‘They Cloned Tyrone’ Director Juel Taylor on His Favorite Conspiracies and Winning Over Erykah Badu

“A pimp, a prostitute, and a drug dealer walk into a bar. What if we made them the heroes?” Juel Taylor describes the unofficial pitch for his film They Cloned Tyrone. Starring Jamie Foxx, John Boyega, and Teyonah Parris, the story follows three unlikely sleuths who try to get to the bottom of a covert cloning operation targeting Black people in their neighborhood, the Glen. The comedic sci-fi mystery will have you questioning your reality. From mind-control fried chicken to evil clones and people seemingly from the ‘70s talking about blockchain, it makes you work for the answers.

You wouldn’t be able to tell, but Tyrone is Taylor’s directorial debut. He began his career as a screenwriter, alongside Tyrone co-writer and University of Southern California’s graduate film school classmate Tony Rettenmaier. (The two also share credits for Creed II and Space Jam: A New Legacy.) The arrest of Taylor’s friend, back when they were in college, largely inspired Tyrone. After losing a full football scholarship for simply riding in a car with someone with a gun, his friend sunk into deep depression and paranoid thoughts that everyone was out to get him.

GQ caught up with the first-time director on the overwhelmingly positive reception to his modern Blaxploitation film.

GQ: What inspired the exact moment when you thought, I need to make a movie about this?

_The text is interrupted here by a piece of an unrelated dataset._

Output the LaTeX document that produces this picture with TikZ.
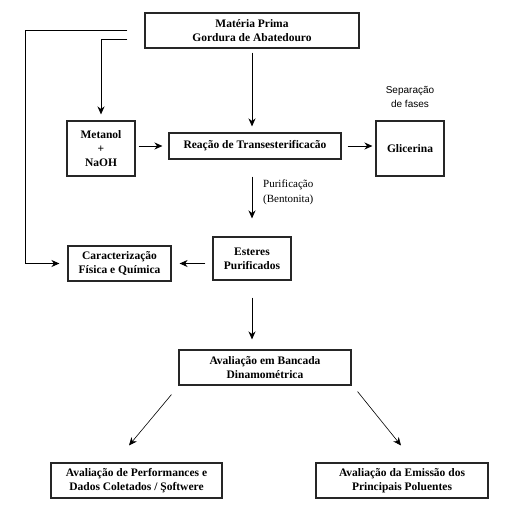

Juel Taylor: I was like, Man, it’d be cool to do a mystery movie, just in general. And then the next step in the thought process is like, Wouldn’t it be cool if the detectives were the last people on earth you thought should be on the case?

That’s when the joke starts to organically spring itself up. We wanted to make a bootleg Scooby Doo movie. Red tape, bureaucracy, and procedure are the usual impediments of a detective film, but here it’s just real-world stuff—people that you crossed before, and things like that.

What was your earliest memory of the Blaxploitation genre?

I saw some of the more prominent blaxploitation films as a kid. I’m sure there’s some subconscious recall happening in this movie in terms of references to Super Fly and The Mack. But honestly, I didn’t codify it into being blaxploitation until later.

It started with music. I was listening to Mary Jane Girls and I imagined a movie that feels like the way Wave FM, the R&B station on Grand Theft Auto: Vice City, made me feel. There’s a coolness to it that I always thought would be very interesting in a mystery setting. I listened to Patrice Rushen, The Gap Band, and SOS Band. If “Just Be Good To Me” was a movie, it’d be this movie. I was like how do I even put that in someone else’s brain?

A lot of the blaxploitation came up from when we got into the weeds of plotting it out as a conspiracy thriller. Once we started to lean into and embrace some of the B-movie aspects, the blaxploitation parallels were too many to ignore. The film is already living in the world of funk. It’s this musical world that’s very organic, funky, and bass-driven. It’s a gumbo that slowly starts to pull other things in.

When thrillers are written by Black people, it’s common to see their Black protagonists running away from the danger. For example, Jordan Peele’s Nope, the title alone alludes to this popularly held notion that Black people are often like, “No, I’m not going to be a part of this freaky white people shit.” But in Tyrone, the characters go towards the danger. Was this a conscious decision that you made or was it just like, “I’m making a mystery and this is what needs to happen?”

When Tony Rettenmaier and I were going through the script, we weren’t consciously trying to eschew the norms when it comes to Black people in these situations. They were going to get on the elevator no matter what because that’s what the plot calls for. But I do think there was a level of just putting myself in that shoe, “What would make me get on an elevator?” from Fontaine. Obviously, there’s a moth-to-flame quality to it with him. Obviously, his mystery is the central mystery in terms of, “Who am I?” That’s the mystery he’s trying to uncover. He’s not really on the trail of this conspiracy as much as he’s on the trail of just his own identity.